STRAIN PATTERNS IN THE RUBJERG KNUDE GLACIOTECTONIC COMPLEX, DENMARK: A STUDY USING ANISOTROPY OF MAGNETIC SUSCEPTIBILITY

The Rubjerg Knude glaciotectonic complex along the northwestern coast of Denmark is a 6 km long fold-and-thrust belt consisting of glacial mud and sand. An enduring question, with paleoclimatological implications, is the extent to which sediments were frozen during their deformation. In the late Wisconsin, the bed of the southern margin of the Laurentide Ice Sheet is thought to have been locally cold-based at higher latitudes, and local evidence of glaciotectonic deformation is sometimes cited in support of that idea. Brittle failure of frozen sediments would have been dominated by fault slip and rigid-body rotation, with seemingly little pervasive strain. Glaciotectonically deformed sediments, however, are commonly devoid of macroscopic structures that allow the state of strain to be inferred, and hence strain patterns are usually poorly known.

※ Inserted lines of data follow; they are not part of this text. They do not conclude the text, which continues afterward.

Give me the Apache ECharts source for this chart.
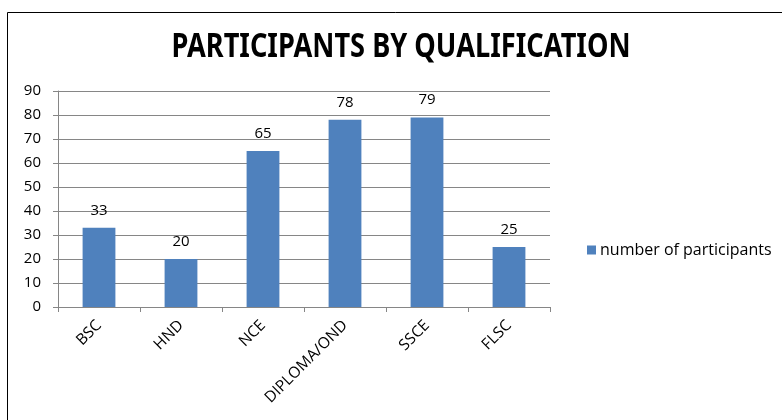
<!DOCTYPE html>
<html><head><meta charset="utf-8">
<script src="https://cdn.jsdelivr.net/npm/echarts@6/dist/echarts.min.js"></script>
<style>html,body{margin:0;padding:0;background:#fff}#c{width:782px;height:420px}</style>
</head><body><div id="c"></div>
<script>
const categories = ["BSC", "HND", "NCE", "DIPLOMA/OND", "SSCE", "FLSC"];
const participants = [33, 20, 65, 78, 79, 25];
const yTicks = [0, 10, 20, 30, 40, 50, 60, 70, 80, 90];
const seriesName = "number of participants";
const titleText = "PARTICIPANTS BY QUALIFICATION";

const font = "'Open Sans', 'Noto Sans', sans-serif";
const chart = echarts.init(document.getElementById('c'), null, {renderer: 'canvas'});
chart.setOption({
  animation: false,
  backgroundColor: '#fff',
  graphic: [{
    type: 'rect', shape: {x: 7.5, y: 12.5, width: 800, height: 420},
    style: {fill: 'none', stroke: '#000', lineWidth: 1}, z: -1
  }, {
    type: 'text', x: 401, y: 47, scaleX: 0.8,
    style: {text: titleText, fontFamily: "'Noto Sans', sans-serif", fontWeight: 'bold', fontSize: 34,
      fill: '#000', align: 'center', verticalAlign: 'middle'}
  }],
  legend: {
    data: [seriesName], left: 582, top: 237, itemWidth: 9, itemHeight: 9, itemGap: 5,
    icon: 'rect',
    textStyle: {fontFamily: font, fontSize: 16, color: '#000', padding: [0,0,0,-1]}
  },
  grid: {left: 58, right: 232, top: 91, bottom: 113, containLabel: false},
  xAxis: {
    type: 'category', data: categories,
    axisLine: {lineStyle: {color: '#868686'}},
    axisTick: {show: true, alignWithLabel: false, length: 5, lineStyle: {color: '#868686'}},
    axisLabel: {rotate: 45, fontFamily: font, fontSize: 15.5, color: '#000', margin: 16, interval: 0}
  },
  yAxis: {
    type: 'value', min: yTicks[0], max: yTicks[yTicks.length - 1], interval: 10,
    axisLine: {show: true, lineStyle: {color: '#868686'}},
    axisTick: {show: true, length: 5, lineStyle: {color: '#868686'}},
    splitLine: {lineStyle: {color: '#868686'}},
    axisLabel: {fontFamily: font, fontSize: 15, color: '#000', margin: 17}
  },
  series: [{
    name: seriesName, type: 'bar', data: participants, barWidth: '40%',
    itemStyle: {color: '#4F81BD'},
    label: {show: true, position: 'top', distance: 10, fontFamily: font, fontSize: 15, color: '#000'}
  }]
});
</script></body></html>
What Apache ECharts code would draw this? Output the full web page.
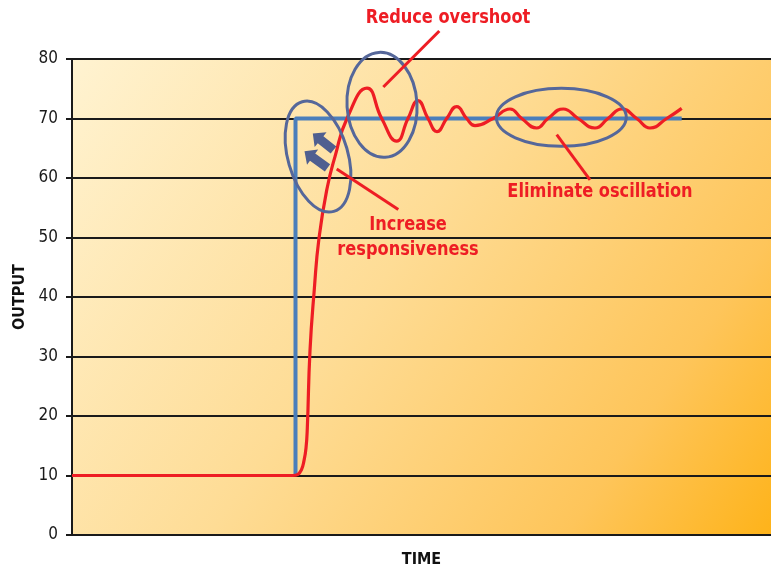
<!DOCTYPE html>
<html>
<head>
<meta charset="utf-8">
<script src="https://cdn.jsdelivr.net/npm/echarts@6/dist/echarts.min.js"></script>
<style>
html,body{margin:0;padding:0;background:#fff;overflow:hidden;}
#main{width:771px;height:573px;}
</style>
</head>
<body>
<div id="main"></div>
<script>
// ---- data ----
const yTicks = [0, 10, 20, 30, 40, 50, 60, 70, 80];
// process response (time, output)
const responseT = [0, 221, 226, 229.5, 232, 234, 235.3, 238, 242.3, 247, 255, 263, 275, 295,
  309.7, 324.7, 336, 346, 356, 365, 374.7, 384.7, 394.7, 403, 421, 438, 449.7, 464.7, 476, 491.3,
  506, 523, 536, 549.7, 564.7, 578, 594.7, 609.7];
const responseV = [10, 10, 10.2, 11, 12.5, 14.6, 17.9, 31, 41.3, 49.9, 58.2, 63.6, 70, 75.1,
  70, 66.2, 70, 73, 70, 67.8, 70, 72, 70, 68.8, 70, 71.6, 70, 68.4, 70, 71.6,
  70, 68.4, 70, 71.6, 70, 68.4, 70, 71.7];
// setpoint step
const setpointT = [223.5, 223.5, 609.7];
const setpointV = [10, 70, 70];

// annotations (data coordinates)
const labels = [
  { text: 'Reduce overshoot', at: [376, 87.0] },
  { text: 'Increase', at: [336, 52.2] },
  { text: 'responsiveness', at: [336, 48.0] },
  { text: 'Eliminate oscillation', at: [528, 57.6] }
];
const leaders = [
  [[311.3, 75.3], [367.3, 84.7]],
  [[264.7, 61.5], [326.3, 54.7]],
  [[484.7, 67.3], [518, 59.7]]
];
const ellipses = [
  { at: [246, 63.6], rx: 30, ry: 57, rot: 0.28 },
  { at: [310, 72.3], rx: 35, ry: 52.5, rot: 0.06 },
  { at: [489.3, 70.2], rx: 65, ry: 29, rot: 0 }
];
const arrows = [
  { tail: [261.5, 64.7], tip: [240.8, 67.5] },
  { tail: [255.5, 61.7], tip: [232.5, 64.5] }
];

const FONT = "'DejaVu Sans Condensed', 'DejaVu Sans', sans-serif";
const RED = '#ee1d24';
const ELL = '#55679a';

const chart = echarts.init(document.getElementById('main'));
const option = {
  animation: false,
  backgroundColor: '#ffffff',
  grid: {
    left: 72, right: 0, top: 59, bottom: 35,
    show: true, borderWidth: 0,
    backgroundColor: new echarts.graphic.LinearGradient(0, 0, 1, 1, [
      { offset: 0, color: '#fff3d1' },
      { offset: 0.45, color: '#fedc95' },
      { offset: 0.8, color: '#fec55a' },
      { offset: 1, color: '#feb31a' }
    ])
  },
  xAxis: {
    type: 'value', min: 0, max: 699,
    name: 'TIME', nameLocation: 'middle', nameGap: 17,
    nameTextStyle: { fontFamily: FONT, fontWeight: 'bold', fontSize: 16, color: '#111' },
    axisLine: { show: true, lineStyle: { color: '#1a1a1a', width: 2 } },
    axisTick: { show: false }, axisLabel: { show: false }, splitLine: { show: false }
  },
  yAxis: {
    type: 'value', min: 0, max: 80, interval: 10,
    name: 'OUTPUT', nameLocation: 'middle', nameGap: 43, nameRotate: 90,
    nameTextStyle: { fontFamily: FONT, fontWeight: 'bold', fontSize: 16, color: '#111' },
    axisLine: { show: true, lineStyle: { color: '#1a1a1a', width: 2 } },
    axisTick: { show: true, length: 6, lineStyle: { color: '#1a1a1a', width: 2 } },
    axisLabel: { fontFamily: FONT, fontSize: 17, color: '#1a1a1a', margin: 14,
      formatter: v => yTicks.includes(v) ? String(v) : '' },
    splitLine: { show: true, lineStyle: { color: '#1a1a1a', width: 2 } }
  },
  series: [
    {
      name: 'Setpoint', type: 'line', symbol: 'none',
      data: setpointT.map((t, i) => [t, setpointV[i]]),
      lineStyle: { color: '#4a7ebb', width: 4 }, z: 2
    },
    {
      name: 'Response', type: 'line', symbol: 'none', smooth: 0.5,
      data: responseT.map((t, i) => [t, responseV[i]]),
      lineStyle: { color: RED, width: 3.2 }, z: 3
    }
  ]
};
chart.setOption(option);

const px = p => chart.convertToPixel({ gridIndex: 0 }, p);
const g = [];
ellipses.forEach(e => {
  const c = px(e.at);
  g.push({ type: 'ellipse', x: c[0], y: c[1], rotation: e.rot,
    shape: { cx: 0, cy: 0, rx: e.rx, ry: e.ry },
    style: { fill: null, stroke: ELL, lineWidth: 3 }, z: 10 });
});
leaders.forEach(l => {
  const a = px(l[0]), b = px(l[1]);
  g.push({ type: 'line', shape: { x1: a[0], y1: a[1], x2: b[0], y2: b[1] },
    style: { stroke: RED, lineWidth: 3 }, z: 11 });
});
arrows.forEach(a => {
  const t0 = px(a.tail), t1 = px(a.tip);
  const dx = t1[0] - t0[0], dy = t1[1] - t0[1];
  const L = Math.hypot(dx, dy), ux = dx / L, uy = dy / L, nx = -uy, ny = ux;
  const hl = 10, sw = 4.5, hw = 9.5;
  const loc = [[0, -sw], [L - hl, -sw], [L - hl, -hw], [L, 0], [L - hl, hw], [L - hl, sw], [0, sw]];
  const pts = loc.map(([s, n]) => [t0[0] + ux * s + nx * n, t0[1] + uy * s + ny * n]);
  g.push({ type: 'polygon', shape: { points: pts }, style: { fill: '#4f5f90' }, z: 11 });
});
labels.forEach(l => {
  const c = px(l.at);
  g.push({ type: 'text', x: c[0], y: c[1], scaleX: 0.9,
    style: { text: l.text, fill: RED, font: 'bold 20px ' + FONT, textAlign: 'center', textVerticalAlign: 'middle' },
    z: 12 });
});
chart.setOption({ graphic: g });
</script>
</body>
</html>
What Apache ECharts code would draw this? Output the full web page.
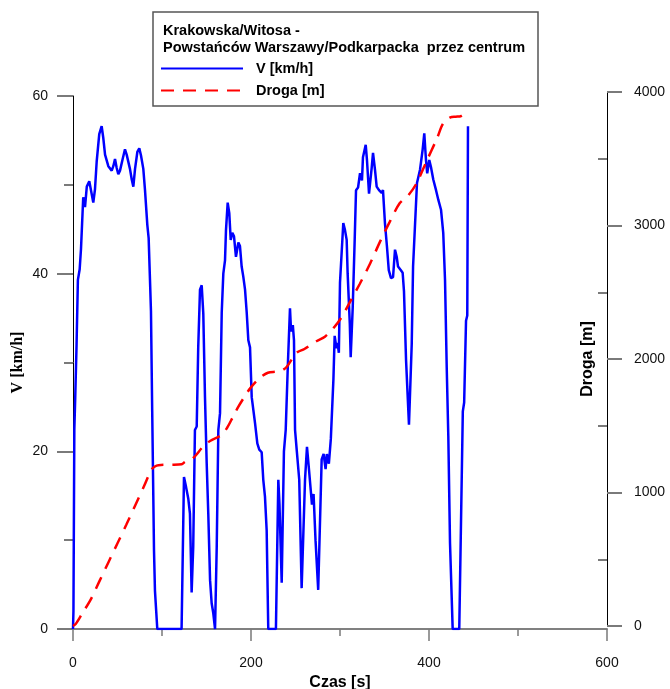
<!DOCTYPE html>
<html lang="pl">
<head>
<meta charset="UTF-8" />
<title>Krakowska/Witosa - Powstańców Warszawy/Podkarpacka</title>
<script src="https://cdn.jsdelivr.net/npm/echarts@6/dist/echarts.min.js"></script>
<style>
    html, body { margin: 0; padding: 0; background: #fff; }
    #chart { width: 670px; height: 689px; }
</style>
</head>
<body>
<div id="chart"></div>
<script>
// predkosc V [km/h] w funkcji czasu [s]
var timeV = [0, 0.5, 1.5, 2.5, 4, 5.5, 7.5, 9, 11.5, 13.5, 15.5, 18.3, 20.5, 22.8, 24.7, 26.6, 29.5, 32.2, 34, 36,
    39.7, 43.5, 45.3, 47.2, 49.1, 50.9, 52.8, 55.8, 58.4, 60.3, 64, 66, 67.8, 69.7, 72.3, 74.5, 76.4, 79, 80.9, 83.5,
    85, 86.5, 87.6, 89, 91, 92.1, 94.7, 122,
    124.7, 127, 129.5, 131.4, 133.3, 135.1, 137, 139, 140.7, 142.7, 144.6, 146.4, 148.3, 150.2, 152, 154, 155.8, 157.6, 159.6,
    161.5, 163.3, 165.2, 167.1, 168.9, 170.8, 171.9, 173.8, 175.6, 177.2, 179, 180.9, 183.1, 185.8, 187.6, 189.5, 191.3,
    193.3, 195.2, 197, 198.9, 200.8, 204.5, 207.1, 209.3, 212, 213.8, 215.7, 217.6, 219.4, 228,
    230.7, 232, 234.5, 237, 239, 241.5, 243.8, 245, 247, 248.3, 249.5, 251.5, 254.2, 256.9, 260.7, 262.9, 265.2, 268.5,
    270.3, 272.5, 275.5, 279.4, 281.6, 283.8, 285.2, 287.5, 289.7, 292.6, 294, 296, 297.3, 298.7, 300, 303.7, 305.6,
    307.5, 308.6, 311, 312, 314.3, 316.5, 318, 320.3, 322.5, 324.7, 325.8, 328.9, 330.3, 332.6, 335.6, 337.1, 339.3,
    341.2, 343.8, 346.8, 348.3, 350.5, 352.8, 354.8, 357.3, 359.6, 361.8, 363.7, 365.2, 368.2, 370.4, 371.9, 374.2,
    377.5, 380.6, 382.1, 386.5, 389.9, 392.9, 394.7, 396.6, 398, 400.3, 402.2, 404.8, 407.9, 410.5, 413.5, 416, 418,
    419.9, 421.7, 423.6, 426.6, 434, 438, 439.5, 441.6, 443, 443.8];
var speedV = [0, 2, 22.5, 26, 32, 39.3, 40.5, 42.8, 48.6, 47.5, 49.8, 50.4, 50.6, 48, 49.5, 52.6, 55.7, 56.6, 55.3, 53.4,
    52.1, 51.6, 52.1, 52.9, 51.9, 51.2, 51.6, 52.9, 54, 53.4, 51.8, 50.6, 49.8, 51.8, 53.7, 54.1, 53.3, 51.8, 49.4, 45.5,
    44, 39.3, 35.8, 24.5, 8.9, 4.3, 0, 0,
    17.1, 16, 14.7, 13, 4.1, 9.3, 22.4, 22.8, 31.7, 38.2, 38.7, 35.5, 26.1, 18.7, 13, 5.5, 2.9, 1.8, 0,
    9.3, 22.4, 24.3, 35.6, 40, 41.5, 44.9, 48, 46.8, 43.8, 44.6, 44.2, 41.9, 43.5, 43.1, 40.8, 39.7,
    38.2, 35.6, 32.5, 31.7, 26.1, 23.2, 20.9, 20.2, 19.9, 16.8, 14.9, 11.1, 0, 0,
    16.8, 14, 5.2, 20, 22.4, 30, 36.1, 33.5, 34.2, 32.5, 22.4, 20, 16.8, 4.6, 16.8, 20.5, 17.9, 14,
    15.2, 10, 4.4, 19.1, 19.7, 18, 19.7, 18.6, 21.4, 28.1, 33, 31.6, 32.2, 31.1, 39, 45.7, 44.9,
    43.8, 40, 34.4, 30.6, 36.2, 43.8, 49.4, 49.7, 51.3, 50.5, 53.1, 54.5, 52.8, 49, 51.9, 53.6, 51.7,
    49.8, 49.4, 49.1, 49.4, 45.7, 43, 40.4, 39.5, 39.6, 42.7, 41.9, 40.8, 40.4, 40.1, 38, 30.3,
    23, 32.1, 40.8, 50.2, 51.7, 54, 55.8, 52.8, 51.3, 52.8, 52, 50.6, 49.4, 48.3, 47.2, 44.6, 39.3,
    29.5, 21.7, 9.7, 0, 0, 24.5, 25.5, 34.7, 35.3, 56.6];

// przebyta droga [m] w funkcji czasu [s]
var timeD = [0, 3, 10, 20, 30, 40, 50, 60, 70, 80, 88, 92, 96, 110, 122, 126, 135, 146, 154, 167, 173, 180, 186, 193,
    199, 210, 219, 228, 234, 240, 251, 260, 274, 283, 294, 301, 309, 322, 334, 345, 356, 367, 377, 386, 397, 409, 416,
    424, 430, 436, 444];
var distD = [0, 15, 90, 200, 340, 480, 620, 760, 905, 1050, 1170, 1195, 1205, 1208, 1212, 1230, 1258, 1343, 1386, 1431,
    1483, 1570, 1645, 1720, 1780, 1860, 1897, 1905, 1912, 1940, 2045, 2075, 2135, 2167, 2242, 2305, 2400, 2560, 2717,
    2879, 3029, 3166, 3228, 3316, 3478, 3653, 3765, 3810, 3815, 3820, 3870];

var xTicks = [0, 200, 400, 600];
var vTicks = [0, 20, 40, 60];
var dTicks = [0, 1000, 2000, 3000, 4000];
var dMinorTicks = [500, 1500, 2500, 3500];

function pairs(xs, ys) {
    return xs.map(function (x, i) { return [x, ys[i]]; });
}

var tickColor = '#7a7a7a';
var font = 'Arial, Liberation Sans';
var labelStyle = { fontFamily: font, fontSize: 14, color: '#111' };
function plain(v) { return String(v); }

// os D: 0 m -> y=626, 4000 m -> y=92
var dTop = 92, dBottom = 689 - 626;
var dPx = (626 - 92) / 4000;

var chart = echarts.init(document.getElementById('chart'), null, { renderer: 'canvas' });

var option = {
    animation: false,
    backgroundColor: '#fff',
    title: {
        text: 'Krakowska/Witosa -\nPowstańców Warszawy/Podkarpacka  przez centrum',
        left: 163,
        top: 22,
        padding: 0,
        textStyle: { fontFamily: font, fontWeight: 'bold', fontSize: 14.5, lineHeight: 17, color: '#000' }
    },
    legend: {
        orient: 'vertical',
        left: 160,
        top: 61,
        padding: 0,
        itemWidth: 82,
        itemHeight: 14,
        itemGap: 7,
        itemStyle: { opacity: 0 },
        textStyle: { fontFamily: font, fontWeight: 'bold', fontSize: 14.5, color: '#000', padding: [0, 0, 0, 8] },
        data: ['V [km/h]', 'Droga [m]']
    },
    graphic: [{
        type: 'rect',
        z: 3,
        shape: { x: 153, y: 12, width: 385, height: 94 },
        style: { fill: '#fff', stroke: '#555', lineWidth: 1.5 }
    }],
    grid: [
        { left: 73, right: 63, top: 96, bottom: 60, outerBoundsMode: 'none' },
        { left: 73, right: 63, top: dTop, bottom: dBottom, outerBoundsMode: 'none' },
        // siatka tylko dla krotkich podzialek 500..3500 po prawej stronie
        {
            left: 73, right: 63,
            top: 626 - dMinorTicks[dMinorTicks.length - 1] * dPx,
            bottom: 689 - (626 - dMinorTicks[0] * dPx),
            outerBoundsMode: 'none'
        }
    ],
    xAxis: [{
        type: 'value',
        gridIndex: 0,
        min: xTicks[0],
        max: xTicks[xTicks.length - 1],
        interval: 200,
        name: 'Czas [s]',
        nameLocation: 'middle',
        nameGap: 46,
        nameTextStyle: { fontFamily: font, fontWeight: 'bold', fontSize: 16, color: '#000' },
        axisLine: { onZero: false, lineStyle: { color: '#808080', width: 2 } },
        axisTick: { length: 12, lineStyle: { color: tickColor, width: 1.5 } },
        minorTick: { show: true, splitNumber: 2, length: 7, lineStyle: { color: tickColor, width: 1.5 } },
        axisLabel: Object.assign({ margin: 27, formatter: plain }, labelStyle),
        splitLine: { show: false }
    }, {
        type: 'value', gridIndex: 1, min: 0, max: 600, show: false
    }, {
        type: 'value', gridIndex: 2, min: 0, max: 600, show: false
    }],
    yAxis: [{
        type: 'value',
        gridIndex: 0,
        position: 'left',
        min: vTicks[0],
        max: vTicks[vTicks.length - 1],
        interval: 20,
        name: 'V [km/h]',
        nameLocation: 'middle',
        nameRotate: 90,
        nameGap: 47,
        nameMoveOverlap: false,
        nameTextStyle: { fontFamily: 'Liberation Serif, Times New Roman', fontWeight: 'bold', fontSize: 16, color: '#000' },
        axisLine: { show: true, onZero: false, lineStyle: { color: '#000', width: 1 } },
        axisTick: { length: 16, lineStyle: { color: tickColor, width: 2 } },
        minorTick: { show: true, splitNumber: 2, length: 9, lineStyle: { color: tickColor, width: 2 } },
        axisLabel: Object.assign({ margin: 25, formatter: plain }, labelStyle),
        splitLine: { show: false }
    }, {
        type: 'value',
        gridIndex: 1,
        position: 'right',
        min: dTicks[0],
        max: dTicks[dTicks.length - 1],
        interval: 1000,
        name: 'Droga [m]',
        nameLocation: 'middle',
        nameRotate: 90,
        nameGap: -27,
        nameMoveOverlap: false,
        nameTextStyle: { fontFamily: font, fontWeight: 'bold', fontSize: 16, color: '#000' },
        axisLine: { show: true, onZero: false, lineStyle: { color: '#000', width: 1 } },
        axisTick: { inside: false, length: 15, lineStyle: { color: tickColor, width: 2 } },
        axisLabel: Object.assign({ margin: 27, formatter: plain }, labelStyle),
        splitLine: { show: false }
    }, {
        type: 'value',
        gridIndex: 2,
        position: 'right',
        min: dMinorTicks[0],
        max: dMinorTicks[dMinorTicks.length - 1],
        interval: 1000,
        axisLine: { show: false, onZero: false },
        axisLabel: { show: false },
        axisTick: { inside: true, length: 9, lineStyle: { color: tickColor, width: 2 } },
        splitLine: { show: false }
    }],
    series: [{
        name: 'V [km/h]',
        type: 'line',
        xAxisIndex: 0,
        yAxisIndex: 0,
        data: pairs(timeV, speedV),
        symbol: 'none',
        lineStyle: { color: '#0000ff', width: 2.5 },
        itemStyle: { color: '#0000ff' },
        z: 3
    }, {
        name: 'Droga [m]',
        type: 'line',
        xAxisIndex: 1,
        yAxisIndex: 1,
        data: pairs(timeD, distD),
        symbol: 'none',
        smooth: 0.3,
        lineStyle: { color: '#ff0000', width: 2.5, type: [13, 9] },
        itemStyle: { color: '#ff0000' },
        z: 4
    }]
};

chart.setOption(option);
window.addEventListener('resize', function () {
    chart.resize();
});
</script>
</body>
</html>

This is the first study to determine strain patterns in a glaciotectonic complex by using fabrics based on the anisotropy of magnetic susceptibility (AMS) of intact sediment samples. To measure fabrics based on orientations of principal susceptibility axes, field samples of glaciolacustrine mud were collected in transects normal to fault surfaces dividing imbricated, stacked thrust sheets. Samples from horizontal layers in the forefield of the primary thrust complex provided pre-thrusting reference fabrics. AMS fabrics 0–35 cm from fault surfaces indicate simple-shear patterns consistent with experimental data collected from ring-shear experiments. In contrast, AMS fabrics farther from fault surfaces indicate rotation of principal susceptibility axes from those of the sampled horizontal layers, but these fabrics do not indicate pervasive deformation of mud slabs during thrusting. Mud samples subjected to hybrid states of strain between simple shear and pure shear provide support for this interpretation. These data indicate that strain was accommodated primarily by brittle deformation, except very near fault surfaces where sediments were sheared to high strains. This result, together with the coherence of alternating thrusted slabs of unlithified mud and sand over length scales of 100s of meters, suggest that sediments were largely frozen during thrusting.